La fonction du discours médiatique
On peut dès lors concevoir le discours médiatique comme la possibilité d’un discours véridique au sein même de la sphère politique. Le philosophe Régis Debray, initiant le concept de “médiologie”, analyse les médias à travers la notion de “médiation”, qui désigne la « matrice de sens » déterminant le contenu transmis : le procédé d’information (le texte, l’image, la parole), le code social de communication (la langue), le support physique (le papier, la télévision) et le dispositif (le journal, les réseaux sociaux, les émissions…) sont autant de médiations qui forment un cadre à l’information. Le fait rapporté et inscrit dans de tels cadres dépasse la rigueur de l’objectivité scientifique pour s’adresser à l’intelligence politique des hommes qui consiste à intégrer le fait dans une histoire ou dans une analyse sociale, politique, individuelle…

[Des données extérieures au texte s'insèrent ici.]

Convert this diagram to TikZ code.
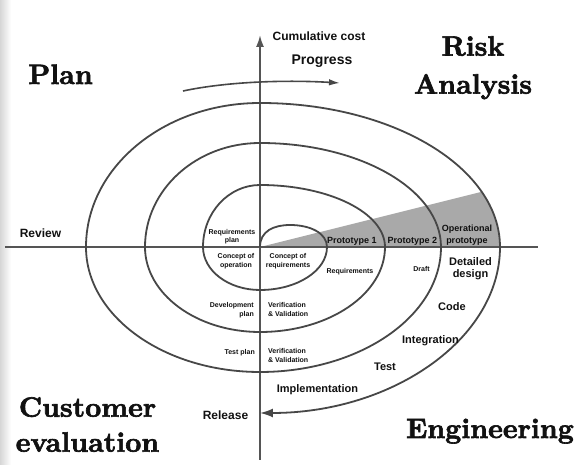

Cette observation oblige à considérer l’information au prisme du discours humain. Dans la philosophie d’Aristote, le logos désigne à la fois la pensée et la parole et distingue donc l’homme de l’animal : « Seul de tous les animaux, l’homme a la parole. Certes la voix est signe de la peine et du plaisir et c’est pourquoi elle appartient également aux autres animaux […] mais la parole est faite pour exprimer et manifester l’utile et le nuisible ainsi que le juste et l’injuste » (Politiques, I, 2). L’homme est ainsi incapable d’une parfaite objectivité ; son mode de communication l’oblige à transformer le fait en discours intelligible. L’information se rapporte directement à ce discours parce qu’elle désigne étymologiquement le processus par lequel l’homme adjoint une forme à une matière, façonne pour représenter. Cette conception de l’information est loin de l’acception moderne du mot qui ne renvoie qu’à une pure factualité et qui n’offre au spectateur ou au lecteur qu’une lecture émotive du réel.
A l’instar de la Littérature et de l’Histoire, le discours médiatique possède donc une fonction politique : quelles que soient ses critiques, ce discours peut être « d’enseigner l’acceptation des choses telles qu’elles sont », selon l’expression d’Hannah Arendt, et être le dernier lieu d’une parole politique véridique.